Saved for Albina Head Start

Nonprofit buys church property with community help

Beverly Corbell | 11/19/2019, 4:33 p.m.
The presence of Albina Head Start in Portland’s diverse Woodlawn neighborhood will continue thanks to the successful purchase of the ...
Albina Head Start has negotiated the successful purchase of the Woodlawn Methodist Church at Northeast 15th and Dekum thanks to supporters who provided free legal services and the church which offered to sell the property at a discount so that the nonprofit education and community building organization can continue to house its Tina Clegg Albina Early Head Start and Head Start Center at the site along with other services. Photo from Wikipedia Commons

The presence of Albina Head Start in Portland’s diverse Woodlawn neighborhood will continue thanks to the successful purchase of the Woodlawn Methodist Church at Northeast 15th and Dekum, providing a permanent home for the organization to serve low income residents from the African American community and other disadvantaged populations.

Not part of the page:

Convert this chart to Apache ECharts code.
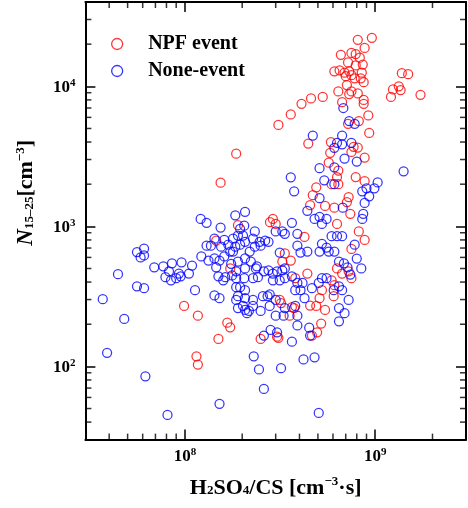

Thanks to footwork by the nonprofit’s pro bono law firm and support by church leaders to sell the property at a discount to maintain its community use, Albina Head Start becomes the new owner of the site and its long-running Tina Clegg Head Start and Early Head Start Center can remain operating and grounded to its roots.

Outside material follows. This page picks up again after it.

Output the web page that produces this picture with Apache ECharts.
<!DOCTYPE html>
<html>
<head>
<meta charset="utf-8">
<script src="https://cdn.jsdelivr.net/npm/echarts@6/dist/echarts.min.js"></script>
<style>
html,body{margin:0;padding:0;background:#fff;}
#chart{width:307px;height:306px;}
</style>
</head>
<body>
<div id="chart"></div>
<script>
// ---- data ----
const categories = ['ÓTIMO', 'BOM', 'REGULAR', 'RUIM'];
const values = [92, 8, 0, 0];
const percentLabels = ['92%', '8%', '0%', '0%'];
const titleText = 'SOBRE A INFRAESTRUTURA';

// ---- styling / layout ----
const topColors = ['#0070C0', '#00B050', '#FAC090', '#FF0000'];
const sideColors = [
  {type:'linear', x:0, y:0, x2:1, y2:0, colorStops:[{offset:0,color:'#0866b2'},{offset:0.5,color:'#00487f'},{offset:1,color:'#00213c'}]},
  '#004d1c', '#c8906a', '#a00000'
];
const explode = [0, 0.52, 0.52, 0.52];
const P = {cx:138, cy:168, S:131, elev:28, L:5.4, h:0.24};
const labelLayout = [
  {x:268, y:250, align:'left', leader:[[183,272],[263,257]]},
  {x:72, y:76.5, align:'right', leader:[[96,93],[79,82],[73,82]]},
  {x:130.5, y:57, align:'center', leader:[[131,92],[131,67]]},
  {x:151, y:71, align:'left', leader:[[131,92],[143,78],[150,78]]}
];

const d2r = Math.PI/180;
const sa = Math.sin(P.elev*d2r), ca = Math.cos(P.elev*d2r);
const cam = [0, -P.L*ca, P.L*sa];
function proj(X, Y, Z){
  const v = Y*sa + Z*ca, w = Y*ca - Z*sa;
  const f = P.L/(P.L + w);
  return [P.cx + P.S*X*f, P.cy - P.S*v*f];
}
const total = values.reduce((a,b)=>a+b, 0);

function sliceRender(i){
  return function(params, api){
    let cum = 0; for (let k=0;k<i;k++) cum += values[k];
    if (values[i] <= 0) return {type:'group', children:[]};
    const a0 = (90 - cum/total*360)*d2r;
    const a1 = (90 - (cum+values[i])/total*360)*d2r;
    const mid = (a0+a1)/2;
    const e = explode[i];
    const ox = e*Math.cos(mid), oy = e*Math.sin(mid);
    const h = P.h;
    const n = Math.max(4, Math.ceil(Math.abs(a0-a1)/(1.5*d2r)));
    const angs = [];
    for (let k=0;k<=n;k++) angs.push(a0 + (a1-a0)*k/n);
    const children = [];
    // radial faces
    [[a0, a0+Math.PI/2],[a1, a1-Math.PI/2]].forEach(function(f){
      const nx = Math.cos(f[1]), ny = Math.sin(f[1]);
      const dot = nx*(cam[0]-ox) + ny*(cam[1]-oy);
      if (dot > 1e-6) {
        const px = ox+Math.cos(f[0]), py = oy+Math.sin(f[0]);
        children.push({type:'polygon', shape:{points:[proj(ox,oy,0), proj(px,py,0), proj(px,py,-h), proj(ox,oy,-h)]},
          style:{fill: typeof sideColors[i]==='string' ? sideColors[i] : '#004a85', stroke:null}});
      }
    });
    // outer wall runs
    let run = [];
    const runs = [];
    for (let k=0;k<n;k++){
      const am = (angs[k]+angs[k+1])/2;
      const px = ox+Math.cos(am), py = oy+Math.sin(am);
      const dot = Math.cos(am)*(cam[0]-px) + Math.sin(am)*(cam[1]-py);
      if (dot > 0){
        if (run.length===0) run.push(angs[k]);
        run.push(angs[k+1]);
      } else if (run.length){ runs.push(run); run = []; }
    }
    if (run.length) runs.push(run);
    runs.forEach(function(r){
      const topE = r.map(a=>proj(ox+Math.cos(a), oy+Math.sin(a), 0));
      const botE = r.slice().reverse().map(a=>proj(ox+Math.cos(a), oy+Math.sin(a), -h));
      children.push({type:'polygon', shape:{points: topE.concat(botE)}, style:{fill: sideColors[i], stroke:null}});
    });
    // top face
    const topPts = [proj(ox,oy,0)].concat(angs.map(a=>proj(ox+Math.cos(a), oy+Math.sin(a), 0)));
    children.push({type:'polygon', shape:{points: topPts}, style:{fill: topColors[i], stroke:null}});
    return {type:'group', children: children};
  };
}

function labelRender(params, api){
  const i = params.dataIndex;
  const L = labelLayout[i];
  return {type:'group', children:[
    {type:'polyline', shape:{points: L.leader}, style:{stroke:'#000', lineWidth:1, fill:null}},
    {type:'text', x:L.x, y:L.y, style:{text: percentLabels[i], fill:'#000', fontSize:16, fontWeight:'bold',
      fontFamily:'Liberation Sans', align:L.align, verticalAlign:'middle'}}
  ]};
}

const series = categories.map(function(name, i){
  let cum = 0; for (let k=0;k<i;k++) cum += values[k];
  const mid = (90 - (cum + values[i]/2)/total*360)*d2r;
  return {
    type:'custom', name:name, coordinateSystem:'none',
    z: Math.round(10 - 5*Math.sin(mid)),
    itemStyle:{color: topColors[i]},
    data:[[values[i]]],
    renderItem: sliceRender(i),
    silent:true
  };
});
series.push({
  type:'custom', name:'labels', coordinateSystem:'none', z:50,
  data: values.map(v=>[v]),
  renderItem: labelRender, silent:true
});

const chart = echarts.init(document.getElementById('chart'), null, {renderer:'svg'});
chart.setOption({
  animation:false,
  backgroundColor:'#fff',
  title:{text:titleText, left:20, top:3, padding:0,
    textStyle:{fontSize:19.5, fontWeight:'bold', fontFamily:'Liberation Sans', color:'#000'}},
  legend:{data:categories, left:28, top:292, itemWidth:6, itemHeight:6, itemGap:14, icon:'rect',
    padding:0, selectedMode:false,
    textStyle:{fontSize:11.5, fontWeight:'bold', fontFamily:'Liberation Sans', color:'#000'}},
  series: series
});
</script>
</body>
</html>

Ronnie Herndon, director of Albina Head Start, said the building also houses administrative offices for Head Start community programs, coordinating and providing other services for many additional families. The work includes child growth and development services and education to strengthen and enhance the abilities of children and their families to successfully function in life.

Five Albina Head Start centers in Portland currently serve close to 400 children from birth to age five and their families.

The Albina Head Start in Woodlawn was notified of a pending sale early this year from the owner, the Oregon-Idaho Conference of the United Methodist Church. Until 2016, the building was also the home of the Woodlawn United Methodist Church, and also currently houses the Deliverance Center of Generation X.

In an earlier letter to the community, church spokesman Greg Nelson said the conference decided to not start another Methodist church in the location to take Woodlawn United’s place and to sell the property. Nelson wrote that the conference was “especially mindful of the decline of communities of color” and would give preference to nonprofit groups, but at the same time, the sale had to safeguard “the donations and assets of the church.”

Supporters of community use were worried the church property would be lost to commercial re-development. And finding a suitable replacement building was a daunting task considering the difficulty of locating affordable space in Portland’s competitive commercial real estate market that would not be too far away for those in need of services. Many low-income people have trouble finding transportation which creates significant barriers to vital services.

That worry was increased in mid-May when real estate agents started actively advertising the building on the open market, even though a May 1 letter from the church conference spokesman stated that it would prefer to sell to a nonprofit. Herndon said the move raised alarm bells since both Albina Head Start and the nonprofit Deliverance Center had made their own purchase inquiries and were waiting for answers.

But thanks to the help of Owen Blank of Tonkon Torp, the Albina Head Start’s long-time pro bono law firm, Albina was able to secure some off-cycle grants from local community foundations in a short time frame. And the firm quickly helped Albina Head Start sign a Letter of Intent that included a “no-shop” clause, which ended the active marketing of the property.

Finally, a below-market purchase price was agreed upon this summer and the sale recently closed, according to a news release from Tonkon.

Although fundraising is not a typical role for the Tonkon attorney, Blank initiated successful conversations within his own network of contacts which, along with Albina’s efforts, helped pave the way for Albina to raise more than the minimum required down payment from several Oregon-based foundations, Tonkon officials said.

Herndon said the work of Blank and his firm was indispensible but also reliant on community support, for which he is grateful.

“I think this is a major victory for the community,” he said. “With everything that’s happening with gentrification, this means that building will be able to continue to serve literally hundreds of low income children. Were it not for community support, we could not have accomplished this.”